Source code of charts
┏━━

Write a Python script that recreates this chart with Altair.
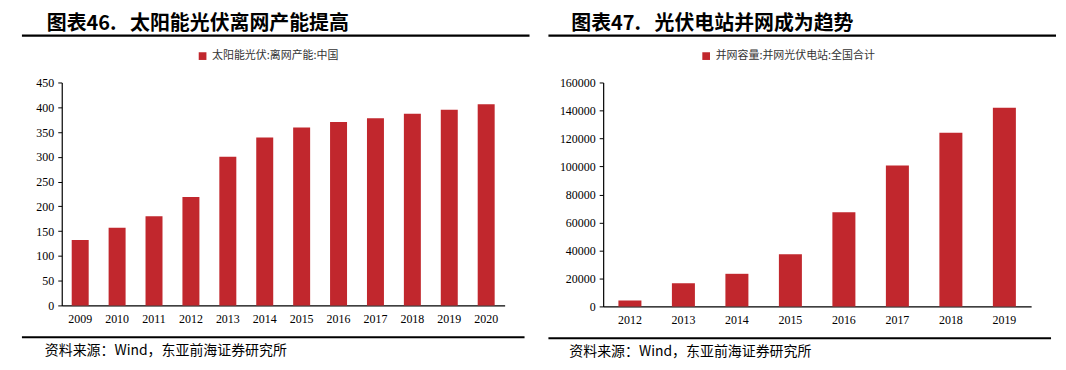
import altair as alt
import pandas as pd

years_a = ["2009", "2010", "2011", "2012", "2013", "2014", "2015", "2016", "2017", "2018", "2019", "2020"]
vals_a = [132, 157, 180, 219, 300, 339, 359, 370, 378, 387, 395, 406]
years_b = ["2012", "2013", "2014", "2015", "2016", "2017", "2018", "2019"]
vals_b = [4200, 16500, 23300, 37200, 67200, 100600, 124000, 142000]

title_a = "图表46.\u00a0\u00a0\u00a0太阳能光伏离网产能提高"
title_b = "图表47.\u00a0\u00a0\u00a0光伏电站并网成为趋势"
series_a = "太阳能光伏:离网产能:中国"
series_b = "并网容量:并网光伏电站:全国合计"
source = "资料来源：Wind，东亚前海证券研究所"

RED = "#C1272D"
SERIF = "Liberation Serif"
CJK = "Noto Sans CJK SC"

df_a = pd.DataFrame({"year": years_a, "v": vals_a, "s": series_a})
df_b = pd.DataFrame({"year": years_b, "v": vals_b, "s": series_b})


def panel(df, series, title, w, h, ymax, ystep, pad_inner, title_x, rule_x1, rule_x2, leg_x, src_x):
    base = alt.Chart(df)
    bars = base.mark_bar(color=RED).encode(
        x=alt.X("year:N", sort=None, title=None,
                scale=alt.Scale(paddingInner=pad_inner, paddingOuter=pad_inner / 2),
                axis=alt.Axis(labelAngle=0, ticks=False, domainColor="#000", domainWidth=1.2,
                              labelFont=SERIF, labelFontSize=12, labelColor="#000", labelPadding=8)),
        y=alt.Y("v:Q", title=None, scale=alt.Scale(domain=[0, ymax], nice=False),
                axis=alt.Axis(values=list(range(0, ymax + 1, ystep)), format="d", grid=False,
                              domainColor="#000", domainWidth=1.2, tickColor="#000", tickSize=4,
                              labelFont=SERIF, labelFontSize=12, labelColor="#000", labelPadding=4)),
        color=alt.Color("s:N", scale=alt.Scale(domain=[series], range=[RED]),
                        legend=alt.Legend(title=None, orient="none", legendX=leg_x, legendY=-32,
                                          symbolType="square", symbolSize=60, labelFont=CJK,
                                          labelFontSize=11, labelColor="#333", symbolStrokeWidth=0,
                                          labelLimit=400)),
    )
    one = alt.Chart(pd.DataFrame({"t": [title]}))
    ttl = one.mark_text(align="left", baseline="alphabetic", font=CJK, fontSize=20,
                        fontWeight="bold", color="#000").encode(
        text="t:N", x=alt.value(title_x), y=alt.value(-53))
    r1 = one.mark_rule(color="#000", strokeWidth=2.2).encode(
        x=alt.value(rule_x1), x2=alt.value(rule_x2), y=alt.value(-47))
    r2 = one.mark_rule(color="#000", strokeWidth=2.2).encode(
        x=alt.value(rule_x1), x2=alt.value(rule_x2 - 5), y=alt.value(h + 32))
    src = alt.Chart(pd.DataFrame({"t": [source]})).mark_text(
        align="left", baseline="middle", font=CJK, fontSize=14, color="#000").encode(
        text="t:N", x=alt.value(src_x), y=alt.value(h + 46))
    return alt.layer(bars, ttl, r1, r2, src).properties(width=w, height=h)


left = panel(df_a, series_a, title_a, 445, 224, 450, 50, 0.54, -15, -40, 470, 136, -17)
right = panel(df_b, series_b, title_b, 430, 225, 160000, 20000, 0.57, -32, -55, 455, 98, -34)

chart = alt.hconcat(left, right, spacing=15).resolve_scale(color="independent").resolve_legend(
    color="independent").properties(
    padding={"left": 12, "top": 5, "right": 0, "bottom": 0}
).configure_view(stroke=None).configure_concat(spacing=15)

chart.save("out.html", embed_options={"renderer": "svg", "actions": False})
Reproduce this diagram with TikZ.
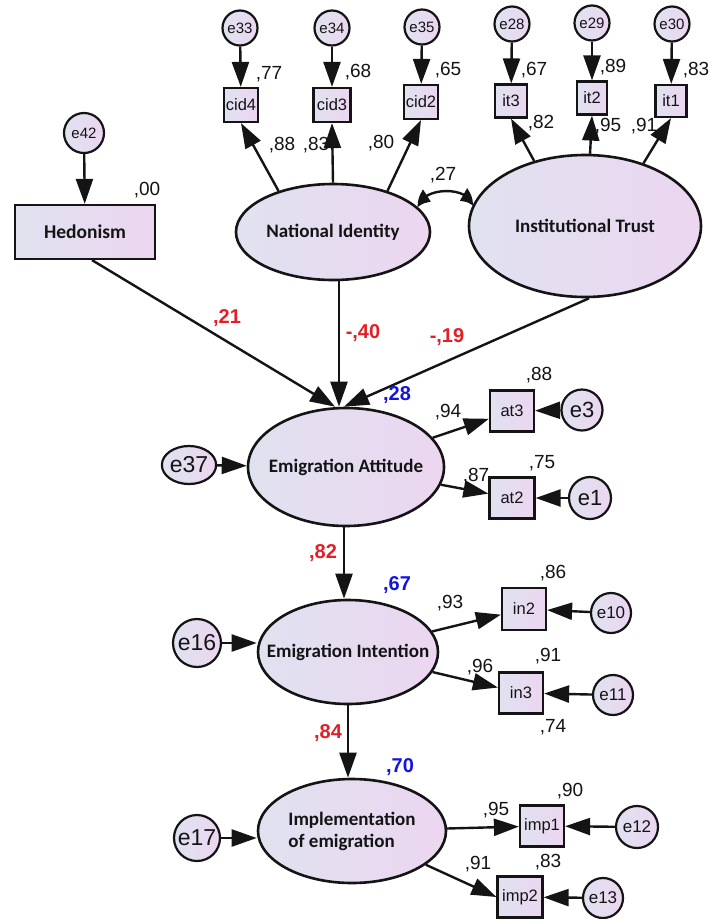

┗━━

◆ TASK ◆
Please reproduce the listing exactly from its opening line through the line that contains "100600, 124000, 142000]", both included, with all pictures omitted.

◆ TASK SOLUTION ◆
Write a Python script that recreates this chart with Altair.
import altair as alt
import pandas as pd

years_a = ["2009", "2010", "2011", "2012", "2013", "2014", "2015", "2016", "2017", "2018", "2019", "2020"]
vals_a = [132, 157, 180, 219, 300, 339, 359, 370, 378, 387, 395, 406]
years_b = ["2012", "2013", "2014", "2015", "2016", "2017", "2018", "2019"]
vals_b = [4200, 16500, 23300, 37200, 67200, 100600, 124000, 142000]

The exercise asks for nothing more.